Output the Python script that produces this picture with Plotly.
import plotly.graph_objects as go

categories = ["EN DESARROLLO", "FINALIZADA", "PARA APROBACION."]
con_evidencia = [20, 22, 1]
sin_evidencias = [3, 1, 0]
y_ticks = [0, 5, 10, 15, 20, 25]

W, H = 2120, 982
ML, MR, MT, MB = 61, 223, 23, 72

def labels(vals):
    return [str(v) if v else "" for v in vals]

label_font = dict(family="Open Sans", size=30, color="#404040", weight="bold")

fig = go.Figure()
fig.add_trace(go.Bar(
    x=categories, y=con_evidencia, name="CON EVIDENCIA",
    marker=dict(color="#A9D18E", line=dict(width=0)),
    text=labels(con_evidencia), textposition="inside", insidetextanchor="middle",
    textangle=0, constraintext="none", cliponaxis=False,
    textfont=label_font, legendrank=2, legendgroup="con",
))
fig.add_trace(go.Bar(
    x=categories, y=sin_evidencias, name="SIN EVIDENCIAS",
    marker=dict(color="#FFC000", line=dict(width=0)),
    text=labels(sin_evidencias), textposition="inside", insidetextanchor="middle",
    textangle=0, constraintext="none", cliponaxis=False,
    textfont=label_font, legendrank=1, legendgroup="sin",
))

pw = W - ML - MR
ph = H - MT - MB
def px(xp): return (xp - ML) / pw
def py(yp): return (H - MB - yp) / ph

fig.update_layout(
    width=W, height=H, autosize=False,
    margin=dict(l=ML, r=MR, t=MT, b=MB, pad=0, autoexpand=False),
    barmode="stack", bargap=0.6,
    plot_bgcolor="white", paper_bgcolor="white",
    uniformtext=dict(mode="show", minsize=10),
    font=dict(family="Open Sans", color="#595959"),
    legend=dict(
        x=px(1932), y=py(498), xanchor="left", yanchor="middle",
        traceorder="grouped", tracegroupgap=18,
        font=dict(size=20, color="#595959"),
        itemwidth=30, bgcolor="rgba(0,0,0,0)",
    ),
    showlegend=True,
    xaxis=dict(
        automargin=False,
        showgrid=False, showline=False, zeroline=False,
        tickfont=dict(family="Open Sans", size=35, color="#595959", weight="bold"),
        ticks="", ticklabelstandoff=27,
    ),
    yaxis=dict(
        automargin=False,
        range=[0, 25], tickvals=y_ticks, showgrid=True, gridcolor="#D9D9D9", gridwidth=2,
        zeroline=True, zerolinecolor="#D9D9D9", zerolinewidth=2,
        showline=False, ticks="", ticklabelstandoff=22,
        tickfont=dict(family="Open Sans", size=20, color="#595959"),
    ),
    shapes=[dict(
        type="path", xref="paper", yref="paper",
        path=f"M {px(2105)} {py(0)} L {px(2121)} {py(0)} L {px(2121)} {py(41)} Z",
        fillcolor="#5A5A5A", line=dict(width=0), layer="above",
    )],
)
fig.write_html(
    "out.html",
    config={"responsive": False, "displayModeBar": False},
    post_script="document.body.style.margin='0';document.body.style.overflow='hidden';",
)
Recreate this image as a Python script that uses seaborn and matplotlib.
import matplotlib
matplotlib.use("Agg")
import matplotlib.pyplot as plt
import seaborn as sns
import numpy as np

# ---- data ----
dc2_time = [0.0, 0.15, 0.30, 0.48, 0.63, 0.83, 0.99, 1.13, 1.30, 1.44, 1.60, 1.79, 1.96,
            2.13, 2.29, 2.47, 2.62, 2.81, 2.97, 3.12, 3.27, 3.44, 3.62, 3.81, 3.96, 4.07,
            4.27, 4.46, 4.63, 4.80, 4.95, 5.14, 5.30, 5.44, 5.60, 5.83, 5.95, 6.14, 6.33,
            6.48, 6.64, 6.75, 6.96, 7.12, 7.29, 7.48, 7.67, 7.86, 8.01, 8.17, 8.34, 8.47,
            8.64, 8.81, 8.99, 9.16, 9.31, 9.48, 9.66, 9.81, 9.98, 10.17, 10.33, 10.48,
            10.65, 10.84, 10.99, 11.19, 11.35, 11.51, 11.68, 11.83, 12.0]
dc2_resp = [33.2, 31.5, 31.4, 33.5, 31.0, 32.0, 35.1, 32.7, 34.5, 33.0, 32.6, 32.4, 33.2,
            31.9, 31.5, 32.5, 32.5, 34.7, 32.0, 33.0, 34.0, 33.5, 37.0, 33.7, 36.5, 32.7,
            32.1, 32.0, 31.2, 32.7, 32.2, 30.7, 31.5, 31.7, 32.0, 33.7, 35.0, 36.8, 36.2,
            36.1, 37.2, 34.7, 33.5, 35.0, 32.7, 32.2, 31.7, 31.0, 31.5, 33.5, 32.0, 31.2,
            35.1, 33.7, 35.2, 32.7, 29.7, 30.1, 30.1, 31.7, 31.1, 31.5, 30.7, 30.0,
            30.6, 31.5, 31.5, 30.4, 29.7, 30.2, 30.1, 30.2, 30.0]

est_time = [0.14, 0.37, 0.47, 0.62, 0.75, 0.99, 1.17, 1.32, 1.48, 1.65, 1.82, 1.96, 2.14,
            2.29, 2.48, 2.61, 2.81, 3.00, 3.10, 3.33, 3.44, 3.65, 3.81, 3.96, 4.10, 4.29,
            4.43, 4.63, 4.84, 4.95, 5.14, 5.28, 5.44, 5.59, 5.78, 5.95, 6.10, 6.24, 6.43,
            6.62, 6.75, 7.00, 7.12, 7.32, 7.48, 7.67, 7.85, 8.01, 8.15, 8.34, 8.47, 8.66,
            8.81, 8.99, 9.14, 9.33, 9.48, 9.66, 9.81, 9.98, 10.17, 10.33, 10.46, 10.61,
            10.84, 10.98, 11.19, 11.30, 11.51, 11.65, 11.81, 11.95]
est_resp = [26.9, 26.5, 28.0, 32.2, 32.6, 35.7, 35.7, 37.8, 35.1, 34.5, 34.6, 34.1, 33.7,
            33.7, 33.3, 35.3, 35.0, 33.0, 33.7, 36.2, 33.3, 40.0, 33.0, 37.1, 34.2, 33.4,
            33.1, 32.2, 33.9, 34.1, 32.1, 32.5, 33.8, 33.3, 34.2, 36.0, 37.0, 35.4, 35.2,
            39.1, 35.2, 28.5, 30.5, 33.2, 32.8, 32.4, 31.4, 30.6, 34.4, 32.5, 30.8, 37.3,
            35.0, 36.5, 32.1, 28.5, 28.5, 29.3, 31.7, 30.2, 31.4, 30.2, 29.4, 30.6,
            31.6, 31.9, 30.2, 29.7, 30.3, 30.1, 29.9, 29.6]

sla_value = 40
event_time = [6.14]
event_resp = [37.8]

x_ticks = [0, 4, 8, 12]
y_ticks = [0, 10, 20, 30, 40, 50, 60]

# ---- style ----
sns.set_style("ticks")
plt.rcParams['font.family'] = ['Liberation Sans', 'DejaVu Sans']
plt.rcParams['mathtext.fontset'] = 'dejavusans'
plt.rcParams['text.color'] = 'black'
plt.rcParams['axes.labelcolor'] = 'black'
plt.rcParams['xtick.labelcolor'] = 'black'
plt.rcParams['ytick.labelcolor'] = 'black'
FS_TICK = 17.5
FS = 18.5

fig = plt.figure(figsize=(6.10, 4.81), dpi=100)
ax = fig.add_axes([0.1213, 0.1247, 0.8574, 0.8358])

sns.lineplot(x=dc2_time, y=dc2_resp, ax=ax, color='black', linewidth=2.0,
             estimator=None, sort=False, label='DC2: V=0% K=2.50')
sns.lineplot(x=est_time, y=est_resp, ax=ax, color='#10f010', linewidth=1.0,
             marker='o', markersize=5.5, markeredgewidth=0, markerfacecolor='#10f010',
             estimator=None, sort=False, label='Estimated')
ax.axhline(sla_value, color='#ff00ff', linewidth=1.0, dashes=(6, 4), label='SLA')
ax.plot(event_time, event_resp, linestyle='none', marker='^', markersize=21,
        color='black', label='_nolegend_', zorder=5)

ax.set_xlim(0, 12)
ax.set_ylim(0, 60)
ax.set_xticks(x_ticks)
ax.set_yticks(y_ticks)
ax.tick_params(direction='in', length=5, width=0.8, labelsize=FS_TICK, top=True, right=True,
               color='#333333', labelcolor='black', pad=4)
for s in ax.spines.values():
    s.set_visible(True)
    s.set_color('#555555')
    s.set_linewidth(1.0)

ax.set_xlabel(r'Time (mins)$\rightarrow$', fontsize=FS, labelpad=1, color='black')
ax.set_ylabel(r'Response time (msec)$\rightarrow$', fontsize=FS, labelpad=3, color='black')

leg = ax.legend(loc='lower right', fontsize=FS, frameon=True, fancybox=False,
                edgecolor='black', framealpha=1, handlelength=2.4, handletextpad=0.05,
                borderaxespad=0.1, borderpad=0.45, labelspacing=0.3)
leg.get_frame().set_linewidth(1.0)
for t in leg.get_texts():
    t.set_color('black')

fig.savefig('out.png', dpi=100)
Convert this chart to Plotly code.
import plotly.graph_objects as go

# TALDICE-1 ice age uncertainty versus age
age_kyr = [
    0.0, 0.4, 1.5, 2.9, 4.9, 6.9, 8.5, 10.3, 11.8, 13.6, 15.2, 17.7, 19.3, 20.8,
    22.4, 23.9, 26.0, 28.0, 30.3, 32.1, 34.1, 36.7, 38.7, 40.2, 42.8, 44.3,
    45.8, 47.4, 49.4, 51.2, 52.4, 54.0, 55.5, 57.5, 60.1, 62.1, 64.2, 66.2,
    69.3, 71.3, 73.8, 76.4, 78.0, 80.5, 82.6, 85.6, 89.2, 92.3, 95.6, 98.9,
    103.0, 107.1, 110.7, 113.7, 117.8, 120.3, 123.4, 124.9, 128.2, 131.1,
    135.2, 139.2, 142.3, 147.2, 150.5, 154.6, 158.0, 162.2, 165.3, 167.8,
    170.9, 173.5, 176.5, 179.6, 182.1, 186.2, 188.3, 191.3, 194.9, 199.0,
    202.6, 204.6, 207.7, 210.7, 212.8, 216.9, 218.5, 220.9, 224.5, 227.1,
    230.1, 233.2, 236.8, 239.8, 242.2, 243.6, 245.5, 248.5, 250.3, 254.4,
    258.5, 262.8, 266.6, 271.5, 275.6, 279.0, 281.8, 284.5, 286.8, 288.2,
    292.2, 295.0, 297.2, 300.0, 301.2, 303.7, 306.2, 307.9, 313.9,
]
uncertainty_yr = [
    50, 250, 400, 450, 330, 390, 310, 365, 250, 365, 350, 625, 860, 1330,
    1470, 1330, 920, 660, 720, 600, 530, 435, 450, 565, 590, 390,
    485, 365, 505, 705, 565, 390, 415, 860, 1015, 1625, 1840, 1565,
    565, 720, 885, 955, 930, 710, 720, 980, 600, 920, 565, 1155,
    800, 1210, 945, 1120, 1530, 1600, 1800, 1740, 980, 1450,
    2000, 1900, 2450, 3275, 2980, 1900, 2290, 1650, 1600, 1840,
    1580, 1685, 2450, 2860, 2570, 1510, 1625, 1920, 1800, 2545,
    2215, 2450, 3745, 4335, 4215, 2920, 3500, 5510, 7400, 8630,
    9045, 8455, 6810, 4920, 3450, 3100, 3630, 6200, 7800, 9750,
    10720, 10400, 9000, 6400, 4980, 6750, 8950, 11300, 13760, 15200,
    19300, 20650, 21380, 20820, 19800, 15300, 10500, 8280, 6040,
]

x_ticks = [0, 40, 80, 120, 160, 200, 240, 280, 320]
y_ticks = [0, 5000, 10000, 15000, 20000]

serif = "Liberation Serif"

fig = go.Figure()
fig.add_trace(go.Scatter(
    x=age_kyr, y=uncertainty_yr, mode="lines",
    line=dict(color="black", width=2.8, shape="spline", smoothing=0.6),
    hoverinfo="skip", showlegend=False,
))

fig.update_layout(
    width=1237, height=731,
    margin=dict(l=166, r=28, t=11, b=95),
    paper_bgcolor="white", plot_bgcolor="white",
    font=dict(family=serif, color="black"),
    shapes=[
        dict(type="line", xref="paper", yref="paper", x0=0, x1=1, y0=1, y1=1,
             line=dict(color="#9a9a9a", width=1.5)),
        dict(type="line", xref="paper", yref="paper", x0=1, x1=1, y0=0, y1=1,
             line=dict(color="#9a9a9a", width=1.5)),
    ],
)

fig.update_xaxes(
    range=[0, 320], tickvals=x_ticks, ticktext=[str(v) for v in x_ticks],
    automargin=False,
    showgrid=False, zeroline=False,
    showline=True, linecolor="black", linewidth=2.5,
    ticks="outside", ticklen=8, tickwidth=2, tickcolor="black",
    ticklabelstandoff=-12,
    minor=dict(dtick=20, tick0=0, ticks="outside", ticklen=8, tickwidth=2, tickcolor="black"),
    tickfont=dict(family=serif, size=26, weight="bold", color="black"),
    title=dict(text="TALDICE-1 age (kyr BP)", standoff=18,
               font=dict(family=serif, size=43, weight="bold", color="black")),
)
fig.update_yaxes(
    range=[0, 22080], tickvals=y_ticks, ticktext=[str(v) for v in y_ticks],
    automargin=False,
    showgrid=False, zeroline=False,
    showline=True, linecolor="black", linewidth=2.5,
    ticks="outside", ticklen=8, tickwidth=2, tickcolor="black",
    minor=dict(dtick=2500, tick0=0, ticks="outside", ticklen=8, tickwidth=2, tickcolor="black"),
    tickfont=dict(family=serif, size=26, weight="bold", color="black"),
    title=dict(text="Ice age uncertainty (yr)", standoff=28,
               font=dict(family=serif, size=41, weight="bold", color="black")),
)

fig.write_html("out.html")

--

The task :: Check each line of the records above for "seaborn", and copy those that have it.

Worked solution ::
Recreate this image as a Python script that uses seaborn and matplotlib.
import seaborn as sns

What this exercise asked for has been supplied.